>> Start PROVIDED DATA

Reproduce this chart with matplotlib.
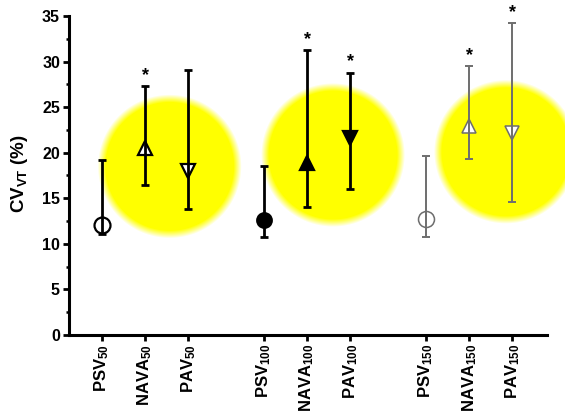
import numpy as np
import matplotlib
matplotlib.use("Agg")
import matplotlib.pyplot as plt
from matplotlib.ticker import MultipleLocator

plt.rcParams["font.family"] = "Liberation Sans"
plt.rcParams["font.weight"] = "bold"
plt.rcParams["mathtext.fontset"] = "custom"
plt.rcParams["mathtext.rm"] = "Liberation Sans:bold"
plt.rcParams["mathtext.bf"] = "Liberation Sans:bold"
plt.rcParams["mathtext.it"] = "Liberation Sans:bold"
plt.rcParams["mathtext.default"] = "bf"

# ── Data ──────────────────────────────────────────────────────────────────────

MODES  = ["PSV", "NAVA", "PAV"]
LEVELS = ["50", "100", "150"]

# median CV of tidal volume (%) and its range, order: level-major, mode-minor
CV_MID  = [12.1, 20.5, 18.0, 12.6, 18.9, 21.6, 12.7, 22.9, 22.2]
CV_LOW  = [11.1, 16.5, 13.8, 10.8, 14.0, 16.0, 10.7, 19.3, 14.6]
CV_HIGH = [19.2, 27.3, 29.1, 18.5, 31.3, 28.8, 19.6, 29.5, 34.2]
SIGNIF  = [False, True, False, False, True, True, False, True, True]

# ── Style ─────────────────────────────────────────────────────────────────────

W_PX, H_PX = 565, 411
GROUP_GAP  = 0.75
BLACK      = "#000000"
GREY       = "#6e6e6e"
GLOW       = (1.0, 1.0, 0.0)

# highlight discs (x in category units, y in CV %)
GLOW_X      = [1.57, 5.35, 9.35]
GLOW_Y      = [18.5, 19.75, 20.1]
GLOW_R_PX   = 68
GLOW_FADE   = 8

MARKERS = {"PSV": "o", "NAVA": "^", "PAV": "v"}
LEVEL_STYLE = {
    "50":  dict(color=BLACK, face="white", lw=2.0, ms_o=11.5, ms_t=10),
    "100": dict(color=BLACK, face=BLACK,   lw=2.0, ms_o=10.5, ms_t=10),
    "150": dict(color=GREY,  face="white", lw=1.4, ms_o=11.5, ms_t=10),
}

# ── Figure ────────────────────────────────────────────────────────────────────

fig = plt.figure(figsize=(W_PX / 100, H_PX / 100), dpi=100)
fig.patch.set_facecolor("white")
ax = fig.add_axes([69 / W_PX, (H_PX - 335) / H_PX,
                   (547 - 69) / W_PX, (335 - 16) / H_PX])
ax.set_zorder(2)
ax.patch.set_visible(False)

xs, labels = [], []
for g, lev in enumerate(LEVELS):
    for m, mode in enumerate(MODES):
        xs.append(g * (len(MODES) + GROUP_GAP) + m)
        labels.append(f"{mode}$_{{{lev}}}$")

i = 0
for lev in LEVELS:
    st = LEVEL_STYLE[lev]
    for mode in MODES:
        x, mid, lo, hi = xs[i], CV_MID[i], CV_LOW[i], CV_HIGH[i]
        ms = st["ms_o"] if mode == "PSV" else st["ms_t"]
        ax.plot([x], [mid], marker=MARKERS[mode], ms=ms, mfc=st["face"],
                mec=st["color"], mew=st["lw"] * 0.8, ls="none", zorder=3)
        ax.errorbar([x], [mid], yerr=[[mid - lo], [hi - mid]], fmt="none",
                    ecolor=st["color"], elinewidth=st["lw"], capsize=3.2,
                    capthick=st["lw"], zorder=4)
        if SIGNIF[i]:
            ax.annotate("*", (x, hi), xytext=(0, 1.5), textcoords="offset points",
                        ha="center", va="bottom", fontsize=13,
                        fontweight="bold", color=BLACK, annotation_clip=False)
        i += 1

ax.set_xlim(-0.76, 10.3)
ax.set_ylim(0, 35)
ax.set_xticks(xs)
ax.set_xticklabels(labels, rotation=90, fontsize=12, fontweight="bold")
ax.yaxis.set_major_locator(MultipleLocator(5))
ax.yaxis.set_minor_locator(MultipleLocator(2.5))
for lab in ax.get_yticklabels():
    lab.set_fontsize(11.5)
    lab.set_fontweight("bold")

for side in ("top", "right"):
    ax.spines[side].set_visible(False)
for side in ("left", "bottom"):
    ax.spines[side].set_linewidth(2.2)
ax.tick_params(axis="both", which="major", direction="out", length=4.5,
               width=2.0, pad=2)
ax.tick_params(axis="y", which="minor", direction="out", length=2.5, width=1.8)
ax.tick_params(axis="x", which="minor", length=0)

fig.text(20 / W_PX, 1 - 174 / H_PX, "CV$_{VT}$ (%)", rotation=90,
         ha="center", va="center", fontsize=13.5, fontweight="bold")

# ── Soft yellow highlight discs behind the axes ───────────────────────────────

yy, xx = np.mgrid[0:H_PX, 0:W_PX] + 0.5
alpha = np.zeros((H_PX, W_PX))
for gx, gy in zip(GLOW_X, GLOW_Y):
    px, py = ax.transData.transform((gx, gy))
    d = np.hypot(xx - px, yy - py)
    alpha = np.maximum(alpha, np.clip((GLOW_R_PX - d) / GLOW_FADE + 0.5, 0, 1))
rgba = np.zeros((H_PX, W_PX, 4))
rgba[..., 0], rgba[..., 1], rgba[..., 2] = GLOW
rgba[..., 3] = alpha
fig.figimage(rgba, 0, 0, origin="lower", zorder=0)

fig.savefig("out.png", dpi=100, facecolor="white")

>> End PROVIDED DATA

YOUR GOAL:
Copy exactly the lines running from the beginning of the listing through the line that has "False, True, True]". Drop the pictures.

SOLUTION TO THE PROBLEM:
Reproduce this chart with matplotlib.
import numpy as np
import matplotlib
matplotlib.use("Agg")
import matplotlib.pyplot as plt
from matplotlib.ticker import MultipleLocator

plt.rcParams["font.family"] = "Liberation Sans"
plt.rcParams["font.weight"] = "bold"
plt.rcParams["mathtext.fontset"] = "custom"
plt.rcParams["mathtext.rm"] = "Liberation Sans:bold"
plt.rcParams["mathtext.bf"] = "Liberation Sans:bold"
plt.rcParams["mathtext.it"] = "Liberation Sans:bold"
plt.rcParams["mathtext.default"] = "bf"

# ── Data ──────────────────────────────────────────────────────────────────────

MODES  = ["PSV", "NAVA", "PAV"]
LEVELS = ["50", "100", "150"]

# median CV of tidal volume (%) and its range, order: level-major, mode-minor
CV_MID  = [12.1, 20.5, 18.0, 12.6, 18.9, 21.6, 12.7, 22.9, 22.2]
CV_LOW  = [11.1, 16.5, 13.8, 10.8, 14.0, 16.0, 10.7, 19.3, 14.6]
CV_HIGH = [19.2, 27.3, 29.1, 18.5, 31.3, 28.8, 19.6, 29.5, 34.2]
SIGNIF  = [False, True, False, False, True, True, False, True, True]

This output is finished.